In a statement at the time of the announcement, Nestle UK & Ireland Chief Executive, Fiona Kendrick, said the firm was proud of the decision:
"As a major UK employer, we know that this is the right thing to do. Not only does it benefit our employees but also the communities they live and work in.”
Earlier this month, the Royal Institution of Chartered Surveyors (RICS) published a new report featuring case studies focusing on strategic facilities management, and one of the six studies looked at the Living Wage as a key area for professionalism in facilities management.
Authored by International Workplace, the case study features Guy Stallard, Head of Facilities at KPMG, who discusses the impact paying the Living Wage has had on the business.
The case studies can be found here.
The Living Wage Foundation praises the case study, stating that it supports the work KPMG is currently doing with its Service Providers and specifically those linked to all areas of facilities management. It adds that it now has a growing list of Service Providers from the FM industry engaged in the Foundation’s Recognition Programme.

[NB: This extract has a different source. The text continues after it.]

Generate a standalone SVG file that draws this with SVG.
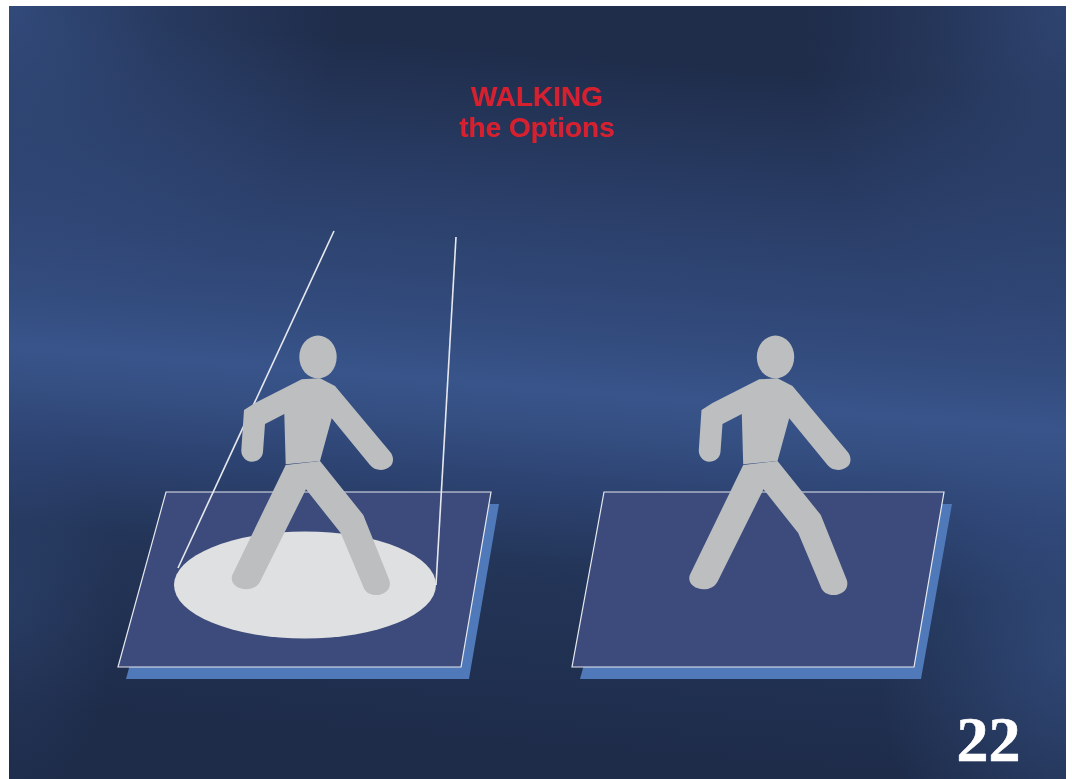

Will all employers end up paying?
With an abundance of vocal public support and various studies explaining the numerous benefits on offer for employers who pay the Living Wage, it is easy to see why organisations are vowing to cough up. But, what about the businesses that aren’t on board – will anything persuade them to pay the extra money?
Public scrutiny could be the biggest factor to influence companies to increase their pay. Just last week Celtic Football Club came under intense pressure from campaigners, trade unions and politicians to increase the pay of their staff after the Board refused to introduce a Living Wage.
Will the negative media attention pressurise firms into paying? No employer will appreciate being plastered over the internet for failing to pay their staff adequately, and in recent weeks there have been a number of articles castigating firms for not paying employees the Living Wage.
It remains to be seen what impact this will have and of course what impact a Living Wage Week will have on the number of organisations who elect to pay.